O yüzden sürekli olarak bunu, şunu yaptın gibi aslı astarı olmayan saçmalıklardan, çamur atma siyasetinden vazgeçip, anti-siyasetten, siyaset üretmeye geçilmesinde fayda vardır. Sadece doğrulara parmak basılmalı; ama anlaşılan bunu yapmak da birilerinin damarına basmak anlamına geliyor!
Bu fikrî çölleşme ortamında bir fikrî vaha yaratmaya çalışmalıyız, siyaset yurttaşın yüzünü güldürmek için yapılır, siyasetçiyi memnun etmek için değil. Sadece içi boş seraplarla hâlâ yurttaşı avlamaya çalışanların işi zor.
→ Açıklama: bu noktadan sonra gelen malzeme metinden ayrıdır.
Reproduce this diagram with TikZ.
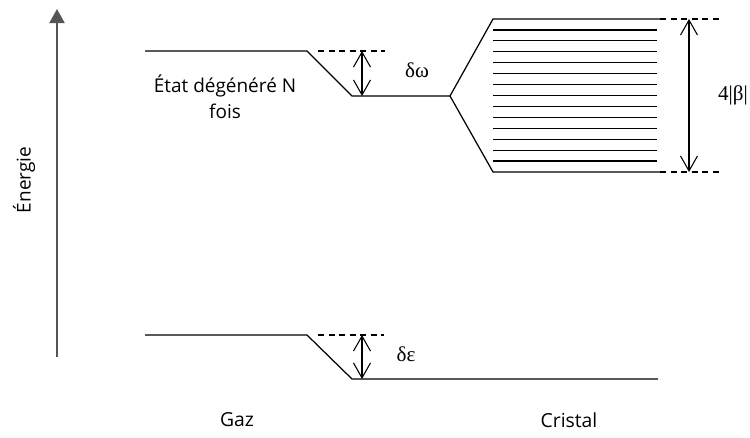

Demirel’e, bir dönem Çiller’e olan yurttaş ilgisi sorulduğunda, “Türkiye yalanı sevdi” demişti. Bugün de yeni aktörlerle hayal satmaya devam ediliyor.
Sorun bir sistem meselesi, sisteme sistemli bakmazsanız var olan sisteme tabi oluyorsunuz.
Bir de sisteme karşı olduğunu iddia edip de her şeyden muhalefeti sorumlu tutan şuursuzlar var. Kanal İstanbul’a karşıysanız, neoliberal politikaları eleştiriyorsanız, bundan dolayı niye iktidarın yanında durup muhalefeti eleştiriyorsunuz? Tamam, aşureyi hepimiz severiz ama kafaların, zihniyetlerin bu kadar aşure haline gelmesi doğru değil.
Demokrasilerde kuraldır, sandıkla gelenler, ancak sandıkla giderler.
Bolivya’da görüyorsunuz, başarısız bir darbe girişiminde bulunan Genelkurmay Başkanı, yenilince bunun iktidarla anlaşmalı danışıklı bir dövüş olduğunu iddia ederek paçayı kurtarmaya bile kalkıştı. Ne kadar da tanıdık değil mi, dünyanın bütün darbecileri birbirine benziyor.
Yeni siyaset üretimi, siyaset dilinin normalleşmeye geçmesi, karşıt fikir ve partilerin iletişim kurmaya başlaması, ülkemiz için, hepimiz için yeni bir umudun başlangıcı olmalıdır!